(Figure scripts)

>>>>

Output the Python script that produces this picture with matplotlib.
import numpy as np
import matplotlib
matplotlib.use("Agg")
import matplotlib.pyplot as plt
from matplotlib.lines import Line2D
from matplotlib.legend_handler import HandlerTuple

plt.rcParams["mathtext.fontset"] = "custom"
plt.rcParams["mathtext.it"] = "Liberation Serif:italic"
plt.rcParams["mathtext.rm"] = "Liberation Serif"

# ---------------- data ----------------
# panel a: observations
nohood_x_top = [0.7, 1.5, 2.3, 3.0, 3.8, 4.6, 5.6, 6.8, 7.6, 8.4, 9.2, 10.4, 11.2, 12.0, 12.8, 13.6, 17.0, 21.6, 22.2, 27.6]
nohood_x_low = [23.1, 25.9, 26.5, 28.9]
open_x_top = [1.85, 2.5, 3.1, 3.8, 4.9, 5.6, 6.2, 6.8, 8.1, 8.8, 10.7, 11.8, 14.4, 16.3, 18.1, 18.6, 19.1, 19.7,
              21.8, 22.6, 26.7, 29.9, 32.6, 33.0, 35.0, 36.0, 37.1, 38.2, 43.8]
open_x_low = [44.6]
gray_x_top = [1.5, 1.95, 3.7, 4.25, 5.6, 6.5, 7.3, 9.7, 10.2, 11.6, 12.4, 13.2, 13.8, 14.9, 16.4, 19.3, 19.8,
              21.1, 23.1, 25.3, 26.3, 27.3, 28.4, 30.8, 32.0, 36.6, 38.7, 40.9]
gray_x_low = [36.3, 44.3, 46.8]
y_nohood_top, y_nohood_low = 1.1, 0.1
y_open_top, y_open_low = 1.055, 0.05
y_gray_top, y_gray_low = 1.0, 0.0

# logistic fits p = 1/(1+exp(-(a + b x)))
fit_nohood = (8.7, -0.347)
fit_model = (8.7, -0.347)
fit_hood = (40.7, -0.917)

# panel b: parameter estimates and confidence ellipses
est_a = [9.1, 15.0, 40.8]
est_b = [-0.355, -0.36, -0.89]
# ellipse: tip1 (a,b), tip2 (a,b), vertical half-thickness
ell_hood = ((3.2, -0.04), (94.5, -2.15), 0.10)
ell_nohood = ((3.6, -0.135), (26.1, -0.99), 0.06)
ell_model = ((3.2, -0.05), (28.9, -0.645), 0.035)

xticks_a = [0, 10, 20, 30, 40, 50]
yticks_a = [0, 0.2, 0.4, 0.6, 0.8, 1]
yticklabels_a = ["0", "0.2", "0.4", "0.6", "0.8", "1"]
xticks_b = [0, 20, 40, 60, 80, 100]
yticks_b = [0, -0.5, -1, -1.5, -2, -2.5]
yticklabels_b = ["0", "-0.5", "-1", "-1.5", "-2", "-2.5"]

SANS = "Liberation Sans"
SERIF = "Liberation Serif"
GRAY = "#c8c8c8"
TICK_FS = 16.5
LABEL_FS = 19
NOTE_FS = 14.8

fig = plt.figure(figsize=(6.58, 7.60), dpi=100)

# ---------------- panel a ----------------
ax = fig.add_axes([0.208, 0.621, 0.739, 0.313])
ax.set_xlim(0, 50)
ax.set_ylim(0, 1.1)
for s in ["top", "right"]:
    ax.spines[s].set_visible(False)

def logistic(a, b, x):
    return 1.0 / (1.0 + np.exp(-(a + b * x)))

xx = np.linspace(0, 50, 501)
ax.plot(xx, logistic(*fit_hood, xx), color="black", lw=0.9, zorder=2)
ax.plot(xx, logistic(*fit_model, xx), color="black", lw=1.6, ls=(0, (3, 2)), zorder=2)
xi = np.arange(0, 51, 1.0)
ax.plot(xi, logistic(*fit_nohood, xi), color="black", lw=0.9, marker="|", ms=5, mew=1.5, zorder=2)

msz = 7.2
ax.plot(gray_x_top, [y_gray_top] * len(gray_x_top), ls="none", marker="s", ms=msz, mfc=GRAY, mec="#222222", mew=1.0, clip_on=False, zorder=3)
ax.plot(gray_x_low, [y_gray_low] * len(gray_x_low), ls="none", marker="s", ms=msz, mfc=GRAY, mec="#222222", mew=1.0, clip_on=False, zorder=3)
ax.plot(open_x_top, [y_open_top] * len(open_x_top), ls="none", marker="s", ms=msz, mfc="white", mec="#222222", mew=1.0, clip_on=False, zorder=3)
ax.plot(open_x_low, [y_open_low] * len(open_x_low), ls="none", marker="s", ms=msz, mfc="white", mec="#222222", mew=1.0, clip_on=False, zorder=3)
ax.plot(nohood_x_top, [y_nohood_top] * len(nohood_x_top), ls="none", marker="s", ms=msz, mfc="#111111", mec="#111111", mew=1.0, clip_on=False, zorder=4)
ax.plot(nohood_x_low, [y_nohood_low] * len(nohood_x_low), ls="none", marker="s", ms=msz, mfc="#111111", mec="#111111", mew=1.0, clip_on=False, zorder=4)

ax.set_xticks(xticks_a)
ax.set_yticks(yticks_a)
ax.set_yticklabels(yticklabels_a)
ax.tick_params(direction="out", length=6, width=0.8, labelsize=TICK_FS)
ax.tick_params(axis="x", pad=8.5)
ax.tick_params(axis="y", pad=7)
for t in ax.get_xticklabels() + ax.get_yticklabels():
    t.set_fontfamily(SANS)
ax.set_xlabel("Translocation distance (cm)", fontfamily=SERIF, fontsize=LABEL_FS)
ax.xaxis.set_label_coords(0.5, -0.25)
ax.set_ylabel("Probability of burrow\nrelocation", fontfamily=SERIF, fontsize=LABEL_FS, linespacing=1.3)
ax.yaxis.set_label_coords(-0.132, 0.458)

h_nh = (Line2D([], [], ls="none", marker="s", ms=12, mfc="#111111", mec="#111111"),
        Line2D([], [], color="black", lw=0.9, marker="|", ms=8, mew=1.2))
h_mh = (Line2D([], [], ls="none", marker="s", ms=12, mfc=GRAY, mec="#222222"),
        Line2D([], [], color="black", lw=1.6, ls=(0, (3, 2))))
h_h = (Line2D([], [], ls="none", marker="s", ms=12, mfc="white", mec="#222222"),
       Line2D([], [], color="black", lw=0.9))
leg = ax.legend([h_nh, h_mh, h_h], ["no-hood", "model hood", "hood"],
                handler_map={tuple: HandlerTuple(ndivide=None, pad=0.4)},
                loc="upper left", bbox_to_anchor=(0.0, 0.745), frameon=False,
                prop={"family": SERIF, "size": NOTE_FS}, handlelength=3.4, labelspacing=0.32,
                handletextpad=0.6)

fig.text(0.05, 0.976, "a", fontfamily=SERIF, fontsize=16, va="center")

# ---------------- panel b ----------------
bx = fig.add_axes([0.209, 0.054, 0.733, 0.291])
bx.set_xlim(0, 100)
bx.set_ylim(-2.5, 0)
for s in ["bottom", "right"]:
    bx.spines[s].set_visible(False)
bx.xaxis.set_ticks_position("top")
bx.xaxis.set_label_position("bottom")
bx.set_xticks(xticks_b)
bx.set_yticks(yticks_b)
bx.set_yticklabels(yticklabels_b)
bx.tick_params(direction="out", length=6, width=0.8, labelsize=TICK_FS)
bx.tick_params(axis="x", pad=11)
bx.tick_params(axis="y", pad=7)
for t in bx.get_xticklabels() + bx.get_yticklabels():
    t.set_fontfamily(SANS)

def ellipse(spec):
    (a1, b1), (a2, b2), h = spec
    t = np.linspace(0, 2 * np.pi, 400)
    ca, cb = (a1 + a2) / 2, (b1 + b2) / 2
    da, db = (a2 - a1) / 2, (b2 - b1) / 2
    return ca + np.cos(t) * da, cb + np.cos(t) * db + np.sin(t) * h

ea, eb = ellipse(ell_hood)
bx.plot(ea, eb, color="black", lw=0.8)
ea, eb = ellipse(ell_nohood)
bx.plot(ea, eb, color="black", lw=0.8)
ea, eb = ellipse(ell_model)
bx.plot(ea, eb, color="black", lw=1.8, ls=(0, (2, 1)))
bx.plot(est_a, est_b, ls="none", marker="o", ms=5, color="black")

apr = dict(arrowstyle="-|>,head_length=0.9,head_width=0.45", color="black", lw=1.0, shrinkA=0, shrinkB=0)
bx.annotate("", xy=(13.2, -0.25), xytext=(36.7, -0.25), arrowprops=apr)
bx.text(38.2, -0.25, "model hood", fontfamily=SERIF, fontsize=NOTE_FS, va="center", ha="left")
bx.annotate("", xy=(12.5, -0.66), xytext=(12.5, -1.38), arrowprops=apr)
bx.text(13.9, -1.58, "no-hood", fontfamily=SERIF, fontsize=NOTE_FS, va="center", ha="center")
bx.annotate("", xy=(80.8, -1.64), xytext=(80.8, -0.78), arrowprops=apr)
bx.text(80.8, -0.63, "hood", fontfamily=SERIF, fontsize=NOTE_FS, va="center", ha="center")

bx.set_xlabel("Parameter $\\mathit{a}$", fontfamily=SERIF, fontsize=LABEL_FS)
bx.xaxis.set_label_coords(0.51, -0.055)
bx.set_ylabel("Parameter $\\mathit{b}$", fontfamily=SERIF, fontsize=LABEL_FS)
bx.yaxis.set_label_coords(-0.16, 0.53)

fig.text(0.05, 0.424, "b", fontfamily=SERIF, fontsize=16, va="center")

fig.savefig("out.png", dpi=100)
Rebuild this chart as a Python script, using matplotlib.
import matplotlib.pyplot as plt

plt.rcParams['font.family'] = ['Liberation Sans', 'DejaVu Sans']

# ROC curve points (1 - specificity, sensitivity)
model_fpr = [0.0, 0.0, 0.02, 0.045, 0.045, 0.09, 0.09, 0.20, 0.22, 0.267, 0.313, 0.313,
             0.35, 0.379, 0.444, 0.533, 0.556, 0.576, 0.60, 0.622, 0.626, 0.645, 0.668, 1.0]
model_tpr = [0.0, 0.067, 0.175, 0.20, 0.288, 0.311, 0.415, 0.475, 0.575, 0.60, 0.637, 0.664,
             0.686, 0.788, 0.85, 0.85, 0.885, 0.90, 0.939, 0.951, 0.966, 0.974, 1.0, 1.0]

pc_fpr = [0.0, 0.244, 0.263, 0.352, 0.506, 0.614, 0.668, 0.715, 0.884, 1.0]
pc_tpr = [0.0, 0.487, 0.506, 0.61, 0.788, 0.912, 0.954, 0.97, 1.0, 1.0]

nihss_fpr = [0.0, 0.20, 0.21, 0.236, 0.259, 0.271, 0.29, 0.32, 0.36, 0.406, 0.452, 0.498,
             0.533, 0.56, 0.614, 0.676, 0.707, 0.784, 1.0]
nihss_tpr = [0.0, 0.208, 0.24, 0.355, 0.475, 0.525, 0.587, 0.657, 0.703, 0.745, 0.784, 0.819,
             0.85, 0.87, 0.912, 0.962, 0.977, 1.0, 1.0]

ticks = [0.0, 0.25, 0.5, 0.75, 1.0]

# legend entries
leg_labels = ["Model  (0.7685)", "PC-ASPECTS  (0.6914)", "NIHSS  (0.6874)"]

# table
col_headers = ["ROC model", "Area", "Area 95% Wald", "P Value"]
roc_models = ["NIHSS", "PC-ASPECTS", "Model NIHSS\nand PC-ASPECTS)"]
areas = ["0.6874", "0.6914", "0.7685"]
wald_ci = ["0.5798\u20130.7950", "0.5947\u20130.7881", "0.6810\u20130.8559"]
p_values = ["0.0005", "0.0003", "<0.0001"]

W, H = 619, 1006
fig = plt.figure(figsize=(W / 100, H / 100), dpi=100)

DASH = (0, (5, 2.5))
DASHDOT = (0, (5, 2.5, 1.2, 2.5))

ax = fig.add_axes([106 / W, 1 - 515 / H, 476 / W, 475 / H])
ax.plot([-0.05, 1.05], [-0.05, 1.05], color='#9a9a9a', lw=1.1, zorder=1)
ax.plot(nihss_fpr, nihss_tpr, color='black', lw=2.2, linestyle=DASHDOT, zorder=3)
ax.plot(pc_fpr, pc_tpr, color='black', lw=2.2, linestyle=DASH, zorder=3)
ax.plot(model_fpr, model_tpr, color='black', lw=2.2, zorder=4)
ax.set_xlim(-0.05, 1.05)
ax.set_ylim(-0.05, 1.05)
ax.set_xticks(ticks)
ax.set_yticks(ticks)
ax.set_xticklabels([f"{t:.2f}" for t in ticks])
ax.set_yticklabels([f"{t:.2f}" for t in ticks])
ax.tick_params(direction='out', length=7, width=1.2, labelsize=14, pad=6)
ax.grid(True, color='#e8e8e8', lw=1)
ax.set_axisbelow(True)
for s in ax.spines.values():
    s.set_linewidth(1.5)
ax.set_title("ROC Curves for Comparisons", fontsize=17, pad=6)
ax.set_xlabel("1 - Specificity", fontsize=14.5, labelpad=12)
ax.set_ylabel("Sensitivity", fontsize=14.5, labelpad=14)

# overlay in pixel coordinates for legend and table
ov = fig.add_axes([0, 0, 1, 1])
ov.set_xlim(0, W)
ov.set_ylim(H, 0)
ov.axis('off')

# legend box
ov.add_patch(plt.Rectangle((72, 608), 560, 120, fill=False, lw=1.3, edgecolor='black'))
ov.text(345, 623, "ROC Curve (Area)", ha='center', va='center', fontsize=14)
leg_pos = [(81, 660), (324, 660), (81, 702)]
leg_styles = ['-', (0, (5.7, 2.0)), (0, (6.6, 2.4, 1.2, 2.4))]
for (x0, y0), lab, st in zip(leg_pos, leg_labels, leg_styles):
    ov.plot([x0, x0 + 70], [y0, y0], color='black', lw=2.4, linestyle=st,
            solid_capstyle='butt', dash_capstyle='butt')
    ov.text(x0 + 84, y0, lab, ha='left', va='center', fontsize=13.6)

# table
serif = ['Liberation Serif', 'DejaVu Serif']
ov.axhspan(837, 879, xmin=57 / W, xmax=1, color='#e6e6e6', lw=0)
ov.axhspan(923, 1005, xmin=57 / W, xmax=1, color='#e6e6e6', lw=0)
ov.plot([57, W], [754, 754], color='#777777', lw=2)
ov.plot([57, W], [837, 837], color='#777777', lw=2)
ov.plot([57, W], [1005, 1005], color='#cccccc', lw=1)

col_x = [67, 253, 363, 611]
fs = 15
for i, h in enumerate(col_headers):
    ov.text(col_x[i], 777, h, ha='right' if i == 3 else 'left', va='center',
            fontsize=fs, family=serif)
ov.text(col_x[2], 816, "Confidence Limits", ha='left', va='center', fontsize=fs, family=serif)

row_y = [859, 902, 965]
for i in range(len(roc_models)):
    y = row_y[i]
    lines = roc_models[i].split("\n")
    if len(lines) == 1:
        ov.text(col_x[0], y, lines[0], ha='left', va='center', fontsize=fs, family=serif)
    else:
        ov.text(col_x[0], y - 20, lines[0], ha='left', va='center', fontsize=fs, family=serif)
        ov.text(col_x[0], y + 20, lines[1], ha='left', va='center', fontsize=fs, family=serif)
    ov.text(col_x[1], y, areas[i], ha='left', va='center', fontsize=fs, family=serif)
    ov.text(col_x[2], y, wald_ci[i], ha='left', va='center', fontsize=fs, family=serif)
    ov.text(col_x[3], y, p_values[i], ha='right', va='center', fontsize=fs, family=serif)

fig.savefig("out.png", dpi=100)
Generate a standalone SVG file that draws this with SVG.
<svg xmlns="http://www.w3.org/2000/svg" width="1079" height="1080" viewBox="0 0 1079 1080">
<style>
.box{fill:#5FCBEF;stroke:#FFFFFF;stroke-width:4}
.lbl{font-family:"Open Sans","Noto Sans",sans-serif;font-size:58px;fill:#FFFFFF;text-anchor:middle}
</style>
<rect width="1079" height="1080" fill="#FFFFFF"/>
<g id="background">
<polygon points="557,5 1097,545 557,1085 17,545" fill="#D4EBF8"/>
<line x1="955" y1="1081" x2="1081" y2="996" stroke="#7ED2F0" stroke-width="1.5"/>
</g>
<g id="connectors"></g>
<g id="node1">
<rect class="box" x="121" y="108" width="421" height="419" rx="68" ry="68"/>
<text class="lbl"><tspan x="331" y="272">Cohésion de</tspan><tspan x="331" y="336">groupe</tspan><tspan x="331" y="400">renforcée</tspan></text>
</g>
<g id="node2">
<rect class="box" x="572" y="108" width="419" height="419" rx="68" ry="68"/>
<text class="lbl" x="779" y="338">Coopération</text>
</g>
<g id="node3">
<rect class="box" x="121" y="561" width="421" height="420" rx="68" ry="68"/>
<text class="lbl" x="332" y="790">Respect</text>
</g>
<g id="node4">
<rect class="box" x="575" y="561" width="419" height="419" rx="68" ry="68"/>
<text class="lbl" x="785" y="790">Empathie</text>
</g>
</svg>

<<<<

What you will do:
Retype exactly the lines from the start of the entries through the one with "from matplotlib.legend_handler import"; include both ends.

Reply to the task:
Output the Python script that produces this picture with matplotlib.
import numpy as np
import matplotlib
matplotlib.use("Agg")
import matplotlib.pyplot as plt
from matplotlib.lines import Line2D
from matplotlib.legend_handler import HandlerTuple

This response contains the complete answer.